In Fibreboard Paper Prods. Corp. v. State, 66 Wash. 2d 87, 401 P.2d 623 (1965), appellants made an argument substantially similar to the one made by CBI. Fibreboard demonstrated that a number of sales made to in-state customers involved sales activities with out-of-state offices of the corporate customer. Fibreboard, at 91-92. Hence, Fibreboard argued, the percentage of its sales activities taking place out of state was exempt from the B & O tax based on the privilege of engaging in business activities in state. This argument was rejected, however, under the reasoning of General Motors Corp. v. State, 60 Wash. 2d 862, 376 P.2d 843 (1962), aff'd, 377 U.S. 436, 12 L. Ed. 2d 430, 84 S. Ct. 1564 (1964).
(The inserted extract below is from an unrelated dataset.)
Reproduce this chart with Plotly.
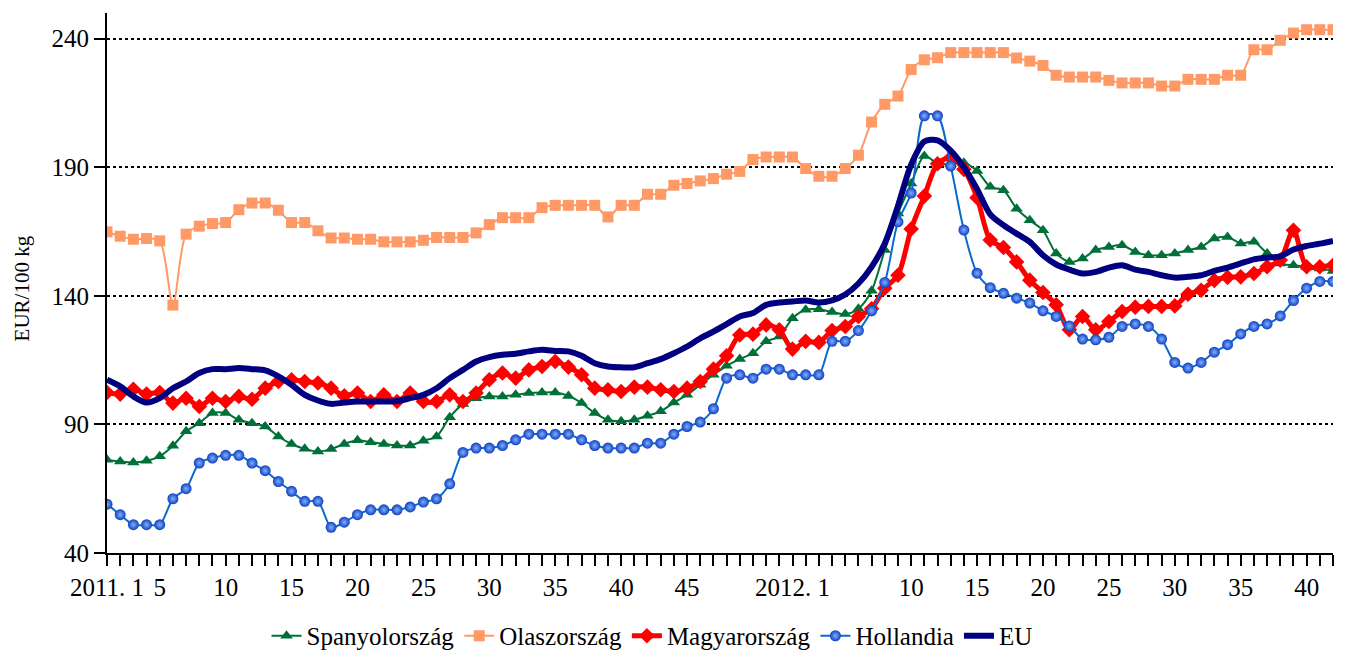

General Motors placed the burden on a taxpayer with business activities within the state to show other activities allegedly immune from taxation are "disassociated from the sales in question." General Motors, at 875. Fibreboard did not sustain this burden, nor did CBI.

Finally, Time Oil Co. v. State, 79 Wash. 2d 143, 483 P.2d 628 (1971) is consistent with recent United States Supreme Court cases that look to the substance rather than the form of the business' activities to determine the validity of a tax on interstate business. See Mobil Oil Corp. v. Commissioner of Taxes, supra; Exxon Corp. v. Department of Rev., supra. The focus in the Time Oil case, as it is here, was "whether the transactions involved constitute a taxable business activity within the contemplation of the business and occupation tax statutes." Time Oil, at 146. This court concluded that "the legislature intended to impose the business and occupation tax upon virtually all business activities carried on within the state." Time Oil, at 146. That same conclusion is valid today.

*835 V

To summarize, we find Washington's B & O tax on the privilege of doing business in Washington constitutionally valid under state and federal due process clauses and under the federal commerce clause. We also find the tax, as applied to CBI herein, meets the constitutional prerequisites for a tax on interstate business. We affirm.

WILLIAMS, C.J., and ROSELLINI, STAFFORD, UTTER, DOLLIVER, DORE, DIMMICK, and PEARSON, JJ., concur.

NOTES

[1] CBI estimates its installment activities constitute 30 to 40 percent of the total contract price.